Prepayment Penalties

by Tanta on 7/11/2008 02:00:00 PM

I hate prepayment penalties and always have. In theory, they work just like an early withdrawal penalty on a certificate of deposit: you are paid a higher rate of interest in exchange for giving up liquidity for a stated period of time. In the case of mortgage loans, you are (presumably) offered a lower interest rate in exchange for giving up liquidity for a stated period of time.

In reality, few borrowers are, in my experience, capable of calculating the relative savings of the penalty loan accurately, or fully assessing the risk they take by accepting the penalty. This is without even getting into issues of predation or steering or failure to disclose adequately.

Case in point, from the Sacramento Bee:

When Carol Wallace sold her Sun City Roseville home two years ago, she got an expensive reminder from her lender.

She owed $5,964. Why? She had paid off her adjustable-rate mortgage early.

The lender offered to waive it, Wallace said, if she'd buy another house with one of their loans. But here was the point: She had cancer and didn't intend to buy again.

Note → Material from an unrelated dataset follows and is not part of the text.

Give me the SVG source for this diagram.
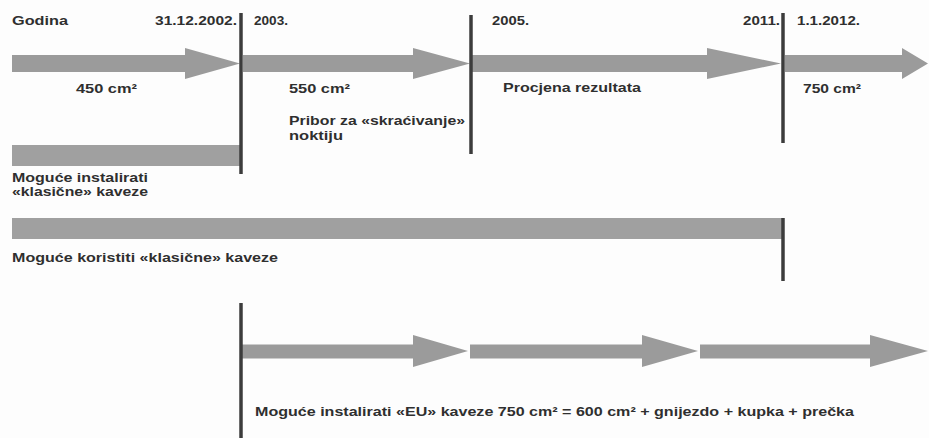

She had to pay up.

Two years later, still ill, Wallace still fumes.

"It's written in my paperwork when I die to remind my kids," she said. "It says if there's a class action lawsuit, to remember me, to get my $6,000." . . .

Wallace said she knew she had a prepayment penalty. "But I didn't think it would be a problem because I didn't think I would have to move," she said.
Very few people, I suspect, make any decision about buying or financing a home, including but not limited to the prepayment penalty option, based on their fear that they might be diagnosed with a disabling disease in the next three years. We tend to think that people who obsess about very low-probability, very high-severity events are, well, obsessives.

Wallace was, unfortunately, the one it happened to. I suspect she thought--perhaps we all think--there should be some sort of "hardship exclusion" in her case. But there isn't one, and people sign these things all day without worrying that there isn't one. Perhaps they think to themselves, as Wallace did, that they would only move if they were forced to. By a hardship. Which isn't excluded.

And Wallace thinks she should be part of a "class action." I am trying to imagine how large a "class" of borrowers who suffered a very low-probability event would be.

I have myself come to the conclusion that prepayment penalties should be banned entirely. Not because Ms. Wallace's logic makes any sense to me, but because it doesn't make any sense to me but I suspect it does to most people with a prepayment penalty. And that is evidence enough that consumers cannot understand them.